It's best to avoid being in the situation of opening up a closed project in the first place; just start the project in the open if you can. But if it's too late for that and you find yourself opening up an existing project, perhaps with active developers accustomed to working in a closed-source environment, there are certain common issues that tend to arise. You can save a lot of time and trouble if you are prepared for them.
Some of these issues are essentially mechanical, and for them the section called “Be Open From Day One” can serve as a checklist. For example, if your code depends on proprietary libraries that are not part of the standard distribution of your target operating system(s), you will need to find open source replacements; if there is confidential content — e.g., unpublishable comments, passwords or site-specific configuration information that cannot easily be changed, confidential data belonging to third parties, etc — in the project's version control history, then you may have to release a "top-skim" version, that is, restart the version history afresh from the current version as of the moment you open source the code; and so on.
But there can be social and managerial issues too, and they are often more significant in the long run than the mere mechanical concerns. You need to make sure everyone on the development team understands that a big change is coming — and you need to understand how it's going to feel from their point of view.
Try to imagine how the situation looks to them: formerly, all code and design decisions were made with a group of other programmers who knew the software more or less equally well, who all received the same pressures from the same management, and who all know each others' strengths and weaknesses. Now you're asking them to expose their code to the scrutiny of random strangers, who will form judgements based only on the code, with no awareness of what business pressures may have forced certain decisions. These strangers will ask lots of questions, questions that jolt the existing developers into realizing that the documentation they worked so hard on is still inadequate (this is inevitable). To top it all off, the newcomers are unknown, faceless entities. If one of your developers already feels insecure about his skills, imagine how that will be exacerbated when newcomers point out flaws in code he wrote, and worse, do so in front of his colleagues. Unless you have a team of perfect coders, this is unavoidable — in fact, it will probably happen to all of them at first. This is not because they're bad programmers; it's just that any program above a certain size has bugs, and peer review will spot some of those bugs (see the section called “Practice Conspicuous Code Review”). At the same time, the newcomers themselves won't be subject to much peer review at first, since they can't contribute code until they're more familiar with the project. To your developers, it may feel like all the criticism is incoming, never outgoing. Thus, there is the danger of a siege mentality taking hold among the old hands.

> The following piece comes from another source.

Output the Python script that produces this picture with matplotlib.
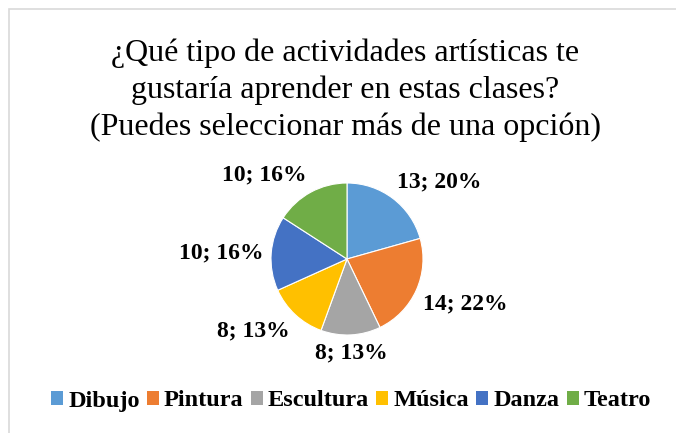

The best way to prevent this is to warn everyone about what's coming, explain it, tell them that the initial discomfort is perfectly normal, and reassure them that it's going to get better. Some of these warnings should take place privately, before the project is opened. But you may also find it helpful to remind people on the public lists that this is a new way of development for the project, and that it will take some time to adjust. The very best thing you can do is lead by example. If you don't see your developers answering enough newbie questions, then just telling them to answer more isn't going to help. They may not have a good sense of what warrants a response and what doesn't yet, or it could be that they don't have a feel for how to prioritize coding work against the new burden of external communications. The way to get them to participate is to participate yourself. Be on the public mailing lists, and make sure to answer some questions there. When you don't have the expertise to field a question, then visibly hand it off to a developer who does — and watch to make sure she follows up with an answer, or at least a response. It will naturally be tempting for the longtime developers to lapse into private discussions, since that's what they're used to. Make sure you're subscribed to the internal mailing lists on which this might happen, so you can ask that such discussions be moved to the public lists right away.
If you expect the newly-public project to start involving developers who are not paid directly for their work — and there are usually at least a few such developers on most successful open source projects — see Chapter 5, Organizations and Money: Businesses, Non-Profits, and Governments for discussion of how to mix paid and unpaid developers successfully.